We will use test data from one of Prof. Vovk's lectures to test this simple algorithm

In [2]:
data = [(0,3),(2,2),(3,3),(-1,1),(-1,-1),(0,1)]
labels = [1, 1, 1, -1, -1, -1]

test_sample = [(1,2)]

In [4]:
nn1 = NearestNeighbour()
nn1.fit(data,labels)

The algorithm has been fit to the data above. When testing the data, we are expecting the prediction to give the test sample a label of 1 - 2,2 would be the nearest neighbour.

In [7]:
print(nn1.predict(test_sample))  

[1]


And this seems to work! We can try and print the distances it found

In [15]:
import numpy as np

class NearestNeighbour:
    def __init__(self):
        self.training_data = None
        self.training_labels = None

    # training of data onto labels
    def fit(self, X, y):
        self.X_training_data = X
        self.y_training_labels = y
    
    # testing function, classifies using helper method which finds euclidean distance
    def predict(self, X):
        predictions = []
        for point in X:
            predictions.append(self._predict_point(point))
        return predictions
    

    def _predict_point(self, point):
        distances = [self._euclidean_distance(point, x) for x in self.X_training_data]
        print(distances) #added print statement here
        nearest = np.argmin(distances)

        return self.y_training_labels[nearest]

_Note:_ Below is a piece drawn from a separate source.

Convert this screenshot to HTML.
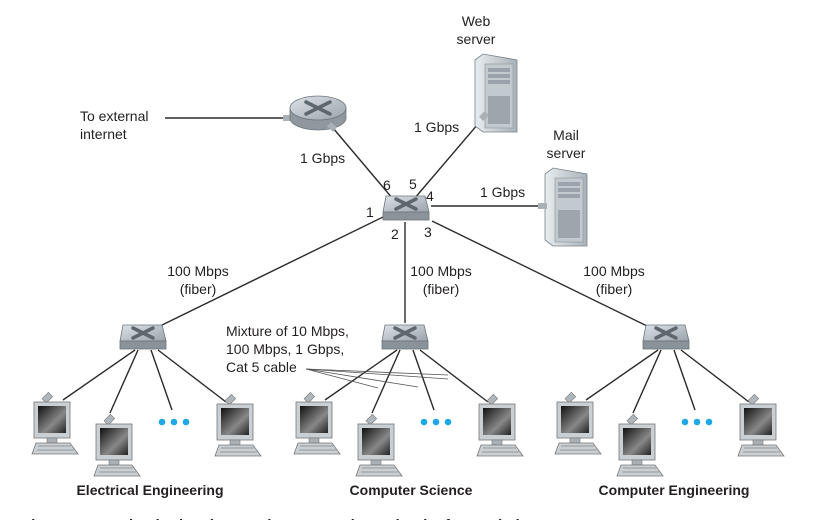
<!DOCTYPE html>
<html><head><meta charset="utf-8"><style>
html,body{margin:0;padding:0;background:#fff;overflow:hidden}
svg{display:block}
text{font-family:"Liberation Sans",sans-serif;font-size:14px;fill:#231f20}
.b{font-weight:bold}
</style></head><body>
<svg width="834" height="520" viewBox="0 0 834 520" xmlns="http://www.w3.org/2000/svg">
<defs>
<linearGradient id="sw" x1="0" y1="0" x2="1" y2="1"><stop offset="0" stop-color="#dde3e8"/><stop offset="1" stop-color="#9aa3ab"/></linearGradient>
<linearGradient id="scr" x1="0" y1="0" x2="1" y2="1"><stop offset="0" stop-color="#111"/><stop offset="0.6" stop-color="#888"/><stop offset="1" stop-color="#222"/></linearGradient>
<linearGradient id="srv" x1="0" y1="0" x2="1" y2="0"><stop offset="0" stop-color="#e8edf0"/><stop offset="1" stop-color="#a9b2b8"/></linearGradient>
<g id="switch">
<polygon points="3,0 42,0 46,16 0,16" fill="url(#sw)" stroke="#6d757c" stroke-width="0.8"/>
<rect x="0" y="16" width="46" height="8" fill="#8a939a" stroke="#6d757c" stroke-width="0.8"/>
<path d="M13,3 L33,13 M33,3 L13,13" stroke="#5f676e" stroke-width="3.5" stroke-linecap="round"/>
</g>
<g id="pc">
<rect x="10" y="-5" width="6" height="9" fill="#b0b7bc" stroke="#777" stroke-width="0.6" transform="rotate(45 13 0)"/>
<rect x="0" y="4" width="36" height="36" fill="#c9cfd3" stroke="#777" stroke-width="0.8"/>
<rect x="4" y="8" width="28" height="27" fill="url(#scr)"/>
<rect x="13" y="40" width="10" height="5" fill="#aab1b6" stroke="#777" stroke-width="0.6"/>
<polygon points="2,45 36,45 44,56 -2,56" fill="#c9cfd3" stroke="#777" stroke-width="0.8"/>
<path d="M4,48 H37 M3,52 H40" stroke="#888" stroke-width="0.8"/>
</g>
<g id="server">
<polygon points="0,6 8,0 42,6 42,78 8,78 0,72" fill="url(#srv)" stroke="#7a838a" stroke-width="0.8"/>
<rect x="10" y="10" width="28" height="64" fill="#c3cacf" stroke="#8a939a" stroke-width="0.6"/>
<rect x="13" y="14" width="22" height="4" fill="#9aa3ab"/>
<rect x="13" y="20" width="22" height="4" fill="#9aa3ab"/>
<rect x="13" y="26" width="22" height="4" fill="#9aa3ab"/>
<rect x="13" y="42" width="22" height="28" fill="#9da6ad"/>
</g>
</defs>

<g stroke="#2b2b2b" stroke-width="1.4" fill="none">
<line x1="165" y1="118" x2="290" y2="118"/>
<line x1="333" y1="128" x2="393" y2="199"/>
<line x1="484" y1="117" x2="414" y2="199"/>
<line x1="431" y1="206" x2="545" y2="206"/>
<line x1="383" y1="217" x2="160" y2="326"/>
<line x1="405" y1="222" x2="405" y2="323"/>
<line x1="432" y1="221" x2="647" y2="326"/>
</g>
<g id="lan" stroke="#2b2b2b" stroke-width="1.4">
<line x1="135" y1="350" x2="63" y2="400"/>
<line x1="138" y1="350" x2="110" y2="413"/>
<line x1="151" y1="350" x2="172" y2="410"/>
<line x1="158" y1="350" x2="226" y2="402"/>
</g>
<use href="#lan" x="262"/>
<use href="#lan" x="523"/>
<g stroke="#555" stroke-width="0.8">
<line x1="306" y1="369" x2="448" y2="379"/>
<line x1="306" y1="369" x2="448" y2="375"/>
<line x1="306" y1="369" x2="418" y2="387"/>
<line x1="306" y1="369" x2="378" y2="388"/>
</g>

<rect x="283" y="115" width="8" height="6" fill="#aab1b6"/>
<path d="M290,108 v10 a28,12 0 0 0 56,0 v-10 z" fill="#8f989f" stroke="#6d757c" stroke-width="0.8"/>
<ellipse cx="318" cy="108" rx="28" ry="12" fill="url(#sw)" stroke="#6d757c" stroke-width="0.8"/>
<path d="M306,102 L330,114 M330,102 L306,114" stroke="#5f676e" stroke-width="3.5" stroke-linecap="round"/>
<rect x="328" y="124" width="8" height="6" fill="#aab1b6" transform="rotate(40 332 127)"/>

<use href="#switch" x="383" y="196"/>
<use href="#switch" x="120" y="325"/>
<use href="#switch" x="382" y="325"/>
<use href="#switch" x="643" y="325"/>

<use href="#server" x="475" y="54"/>
<use href="#server" x="545" y="168"/>
<rect x="480" y="113" width="8" height="6" fill="#aab1b6" transform="rotate(-45 484 116)"/>
<rect x="538" y="203" width="9" height="6" fill="#aab1b6"/>

<g id="pcs">
<use href="#pc" x="34" y="398"/>
<use href="#pc" x="96" y="420"/>
<use href="#pc" x="217" y="400"/>
<circle cx="162" cy="422" r="3.3" fill="#1ea8e6"/>
<circle cx="174" cy="422" r="3.3" fill="#1ea8e6"/>
<circle cx="186" cy="422" r="3.3" fill="#1ea8e6"/>
</g>
<use href="#pcs" x="262"/>
<use href="#pcs" x="523"/>

<text x="476" y="26" text-anchor="middle">Web</text>
<text x="476" y="44" text-anchor="middle">server</text>
<text x="566" y="140" text-anchor="middle">Mail</text>
<text x="566" y="158" text-anchor="middle">server</text>
<text x="80" y="121">To external</text>
<text x="80" y="139">internet</text>
<text x="414" y="132">1 Gbps</text>
<text x="300" y="163">1 Gbps</text>
<text x="480" y="197">1 Gbps</text>
<text x="383" y="190">6</text>
<text x="409" y="189">5</text>
<text x="426" y="201">4</text>
<text x="366" y="217">1</text>
<text x="391" y="239">2</text>
<text x="424" y="237">3</text>
<text x="198" y="276" text-anchor="middle">100 Mbps</text>
<text x="198" y="294" text-anchor="middle">(fiber)</text>
<text x="441" y="276" text-anchor="middle">100 Mbps</text>
<text x="441" y="294" text-anchor="middle">(fiber)</text>
<text x="614" y="276" text-anchor="middle">100 Mbps</text>
<text x="614" y="294" text-anchor="middle">(fiber)</text>
<text x="226" y="336">Mixture of 10 Mbps,</text>
<text x="226" y="354">100 Mbps, 1 Gbps,</text>
<text x="226" y="372">Cat 5 cable</text>
<text class="b" x="150" y="495" text-anchor="middle">Electrical Engineering</text>
<text class="b" x="411" y="495" text-anchor="middle">Computer Science</text>
<text class="b" x="674" y="495" text-anchor="middle">Computer Engineering</text>
<text class="b" x="22" y="530" style="font-size:15px">Figure 6.15 An institutional network connected together by four switches</text>
</svg>
</body></html>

    def _euclidean_distance(self, p1, p2):
        return np.sqrt((p1[0] - p2[0])**2 + (p1[1] - p2[1])**2)

nn1 = NearestNeighbour()
nn1.fit(data,labels)
print(nn1.predict(test_sample))  

[1.4142135623730951, 1.0, 2.23606797749979, 2.23606797749979, 3.605551275463989, 1.4142135623730951]
[1]


Here we can see the list of distances of the test to each point and we can see the second data point (2,2) has the lowest distance of 1. It's labelled as 1 so the algorithm correctly applies this label to the test data sample.